Unlike the event last year, there will be supplier representation at the autumn forum. “Part of the reason we’re bringing suppliers in this fall is because we recognise that some of our suppliers are very advanced in their sustainability work,” Hellstedt says. “They’re doing great stuff, working back through their supply chains to cut out waste, to cut out energy use, to reduce emissions. So we admire what they’re doing and we really feel that we can learn a lot from them. And with our knowledge from the customer side, we have something to offer to them as well, so we think it is quite a strong partnership.”
Hellstedt adds that the sustainability challenge is “changing the way we do business, bringing social and environmental impacts into the conversations we have with our suppliers and building expectations around [those] impacts into our relationship with suppliers.”
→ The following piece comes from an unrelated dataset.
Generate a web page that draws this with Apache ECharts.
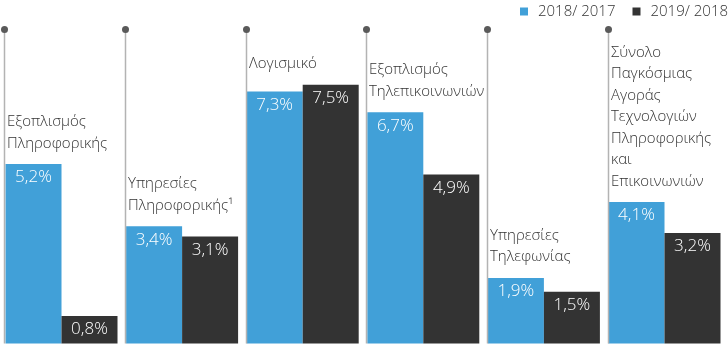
<!DOCTYPE html>
<html>
<head>
<meta charset="utf-8">
<script src="https://cdn.jsdelivr.net/npm/echarts@6/dist/echarts.min.js"></script>
<style>
  html, body { margin: 0; padding: 0; background: #ffffff; }
  #chart { width: 728px; height: 349px; }
</style>
</head>
<body>
<div id="chart"></div>
<script>
// Market segments (labels wrap onto several lines)
const categories = [
  'Εξοπλισμός\nΠληροφορικής',
  'Υπηρεσίες\nΠληροφορικής¹',
  'Λογισμικό',
  'Εξοπλισμός\nΤηλεπικοινωνιών',
  'Υπηρεσίες\nΤηλεφωνίας',
  'Σύνολο\nΠαγκόσμιας\nΑγοράς\nΤεχνολογιών\nΠληροφορικής\nκαι\nΕπικοινωνιών'
];
const seriesNames = ['2018/ 2017', '2019/ 2018'];
// Annual growth, %
const growth2018 = [5.2, 3.4, 7.3, 6.7, 1.9, 4.1];
const growth2019 = [0.8, 3.1, 7.5, 4.9, 1.5, 3.2];

const BLUE = '#41a0d8';
const DARK = '#333333';
const FONT = '"Open Sans", "Noto Sans", sans-serif';
const Y_MAX = 9.1;
const BAR_W = 56;

const fmt = v => v.toFixed(1).replace('.', ',') + '%';

// each group: divider line + dot, and its caption above the taller bar
const guideData = categories.map((c, i) => [i, Math.max(growth2018[i], growth2019[i])]);

const chart = echarts.init(document.getElementById('chart'), null, { renderer: 'canvas' });

const valueLabel = {
  show: true,
  position: 'insideTop',
  distance: 5,
  color: '#fff',
  fontFamily: FONT,
  fontWeight: 300,
  fontSize: 17,
  formatter: p => fmt(p.value)
};

chart.setOption({
  animation: false,
  grid: { left: 1.2, right: 3.2, top: 29.5, bottom: 5.5, containLabel: false },
  legend: {
    right: 0,
    top: 4,
    padding: 0,
    itemWidth: 8,
    itemHeight: 8,
    itemGap: 17,
    icon: 'rect',
    textStyle: { fontFamily: FONT, fontWeight: 300, fontSize: 15, color: '#333', padding: [0, 0, 0, 5] },
    data: seriesNames
  },
  xAxis: {
    type: 'category',
    data: categories,
    axisLine: { show: false },
    axisTick: { show: false },
    axisLabel: { show: false },
    splitLine: { show: false }
  },
  yAxis: {
    type: 'value',
    min: 0,
    max: Y_MAX,
    show: false,
    splitLine: { show: false }
  },
  series: [
    {
      name: seriesNames[0],
      type: 'bar',
      data: growth2018,
      barWidth: BAR_W,
      barGap: '0%',
      itemStyle: { color: BLUE },
      label: valueLabel,
      z: 2
    },
    {
      name: seriesNames[1],
      type: 'bar',
      data: growth2019,
      barWidth: BAR_W,
      barGap: '0%',
      itemStyle: { color: DARK },
      label: valueLabel,
      z: 2
    },
    {
      type: 'custom',
      data: guideData,
      silent: true,
      z: 3,
      renderItem: function (params, api) {
        const i = api.value(0);
        const base = api.coord([i, 0]);
        const top = api.coord([i, Y_MAX]);
        const peak = api.coord([i, api.value(1)]);
        const x = Math.round(base[0] - BAR_W - 1) + 0.5;
        return {
          type: 'group',
          children: [
            {
              type: 'line',
              shape: { x1: x, y1: top[1], x2: x, y2: base[1] },
              style: { stroke: '#b3b3b3', lineWidth: 1.5 }
            },
            {
              type: 'circle',
              shape: { cx: x, cy: top[1], r: 3.5 },
              style: { fill: '#5a5a5a' }
            },
            {
              type: 'text',
              x: x + 2.5,
              y: peak[1] - 10,
              style: {
                text: categories[i],
                fill: '#333',
                font: '300 15px ' + FONT,
                lineHeight: 21.5,
                align: 'left',
                verticalAlign: 'bottom'
              }
            }
          ]
        };
      }
    }
  ]
});
</script>
</body>
</html>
For a retailer, sustainability work does not only involve looking back down the supply chain. Just as with quality control, a retailer has to be a badge of assurance for customers. Hellstedt explains that this responsibility to provide all the relevant information on sustainability criteria is perhaps the biggest challenge. “All retailers are struggling with it. The sustainability world is evolving very rapidly and there are a lot of unanswered questions.”
But if the quest for knowledge is central, it can only be fostered by the emphasis on collaboration and dialogue to which Delhaize aspires. In its mission statement the company says: “We are connected with our colleagues across the group. We learn, we grow talent and we innovate”. And it is that ethos which Hellstedt is clearly keen to see reflected in the company’s approach to sustainability.